# bran for my dog, where do you get it from?



## oldie48 (26 February 2015)

My vet has suggested I feed bran to my terrier, just wondered where best to buy it from. thanks


----------



## Dobiegirl (26 February 2015)

Why has your vet suggested this? what is your dog suffering from?


----------



## oldie48 (26 February 2015)

he needs his anal glands emptying from time to time and currently has an infection in one of them, poor boy! Basically his poo can be a bit sloppy. i hope you are not eating!


----------



## MurphysMinder (26 February 2015)

Probably the best place to get it is a pet shop, more expensive than from a feed merchants but a big sack would probably have gone off before you could use it all.


----------



## Sandstone1 (26 February 2015)

Can you use bran flakes instead?


----------



## MurphysMinder (26 February 2015)

I suspect bran flakes contain sugar and other additives.


----------



## {97702} (26 February 2015)

I would recommend feeding raw bones instead - one of mine used to have anal gland problems, as soon as I swapped her to a raw diet all problems stopped (thank goodness!)


----------



## galaxy (26 February 2015)

Add some scrambled egg every few days.

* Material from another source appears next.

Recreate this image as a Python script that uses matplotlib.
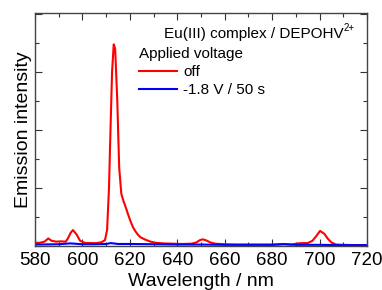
import matplotlib
matplotlib.use("Agg")
import matplotlib.pyplot as plt
from matplotlib.ticker import MultipleLocator

plt.rcParams["font.family"] = ["Liberation Sans", "DejaVu Sans"]

# emission spectrum, voltage off (arbitrary units)
wl_off = [580, 582, 584, 585.6, 587, 589, 591, 593, 594, 595, 596, 597.5, 599,
          601, 604, 606, 608, 609.5, 610.4, 611.2, 611.8, 612.5, 613.2, 613.8,
          614.7, 615.5, 616.4, 617.3, 618.2, 619.2, 620.3, 621.3, 622.4, 623.5,
          624.5, 626.5, 628.7, 631, 634, 638, 642, 646, 648, 649.5, 650.7, 652,
          654, 656, 660, 665, 670, 675, 680, 685, 688, 691, 693, 695, 697, 698.5,
          700.2, 702, 703.5, 705, 707, 710, 715, 720]
int_off = [0.11, 0.11, 0.15, 0.26, 0.18, 0.15, 0.16, 0.15, 0.28, 0.45, 0.55, 0.40, 0.18,
           0.11, 0.10, 0.10, 0.13, 0.20, 0.55, 2.0, 3.9, 6.0, 6.95, 6.8,
           5.0, 2.7, 1.8, 1.55, 1.35, 1.1, 0.85, 0.65, 0.5, 0.38,
           0.30, 0.22, 0.15, 0.11, 0.09, 0.08, 0.07, 0.08, 0.12, 0.20, 0.23, 0.20,
           0.12, 0.08, 0.06, 0.05, 0.05, 0.05, 0.05, 0.07, 0.05, 0.09, 0.10, 0.10, 0.18, 0.33,
           0.52, 0.42, 0.25, 0.12, 0.05, 0.04, 0.03, 0.03]

# emission spectrum after -1.8 V / 50 s
wl_on = [580, 590, 595, 600, 605, 610, 612, 615, 620, 630, 640, 650, 660, 670,
         680, 685, 690, 700, 710, 720]
int_on = [0.05, 0.06, 0.09, 0.06, 0.06, 0.07, 0.10, 0.07, 0.07, 0.06, 0.05, 0.05,
          0.04, 0.04, 0.04, 0.06, 0.04, 0.04, 0.03, 0.03]

fig = plt.figure(figsize=(3.82, 2.90), dpi=100)
ax = fig.add_axes([35 / 382, 44 / 290, 332 / 382, 233 / 290])

ax.plot(wl_off, int_off, color="#ff0000", lw=1.5, label="off")
ax.plot(wl_on, int_on, color="#0000ff", lw=1.5, label="-1.8 V / 50 s")

ax.set_xlim(580, 720)
ax.set_ylim(0, 8.03)
ax.xaxis.set_major_locator(MultipleLocator(20))
ax.xaxis.set_minor_locator(MultipleLocator(10))
ax.yaxis.set_major_locator(MultipleLocator(2))
ax.yaxis.set_minor_locator(MultipleLocator(1))
ax.tick_params(which="both", direction="in", top=True, right=True,
               labelleft=False, labelsize=13.5, color="#333333", pad=4)
ax.tick_params(which="major", length=5, width=0.8)
ax.tick_params(which="minor", length=3, width=0.8)
for sp in ax.spines.values():
    sp.set_color("#444444")
    sp.set_linewidth(1.0)

ax.set_xlabel("Wavelength / nm", fontsize=14, labelpad=3)
ax.set_ylabel("Emission intensity", fontsize=14, labelpad=2)

# sample name, superscript drawn as its own small text
ax.text(0.929, 0.912, "Eu(III) complex / DEPOHV", transform=ax.transAxes,
        ha="right", va="center", fontsize=11)
ax.text(0.930, 0.935, "2+", transform=ax.transAxes,
        ha="left", va="center", fontsize=7)
ax.legend(loc="upper left", bbox_to_anchor=(0.312, 0.853), frameon=False,
          title="Applied voltage", alignment="left", fontsize=11,
          title_fontsize=11, handlelength=2.5, handletextpad=0.4,
          borderaxespad=0, borderpad=0, labelspacing=0.25)

fig.savefig("out.png", dpi=100)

Resolves the issue for my boy.


----------



## deb_l222 (26 February 2015)

My vet recommended weetabix to me years ago when one of mine used to have anal gland trouble.  Obviously not with milk and sugar, just plain.  I think I used to give her one every couple of days or so and it did seem to help.


----------



## dollyanna (26 February 2015)

I would personally go for raw bones too, but I used to buy small bags of bran in the supermarket for my old pony when she was ill and would only eat small quantities of things. Just look in the cereals section, usually only a pound or so and packaged in a bag rather than a box.


----------



## CazD (27 February 2015)

My terrier used to suffer with her anal glands.  The vet recommended Weetabix/all bran with natural yoghurt.


----------



## Thriller (27 February 2015)

What is he fed? Weetabix and bran is NOT ok for dogs :/ if anything it will make their stomachs more upset and more watery poo. Anal gland empty when firm poo goes through the anus and a healthy dog fed a good diet will have firm poos.


----------



## Leo Walker (27 February 2015)

Honestly, raw feed if you can. I know its not for everyone, but it will solve your current problem and your dog will thank you for it


----------



## Janah (1 March 2015)

Raw feed will do the job.  If not try a pet shop. We sell bran in small bags for people with horses that just need the odd bran mash.  We even sell to one old lady for her own use that won't pay supermarket prices, and yes, we have pointed out to her not really for human comsumption!


----------



## Max123 (1 March 2015)

You can buy 2KGs of Wheat Bran in the supermarket. Same as the stuff you get in large bags for Bran mash for horses. I always keep a small bag for my horses in case of colic and need some in a hurry and just bin it if I don't need it and it goes out of date.


----------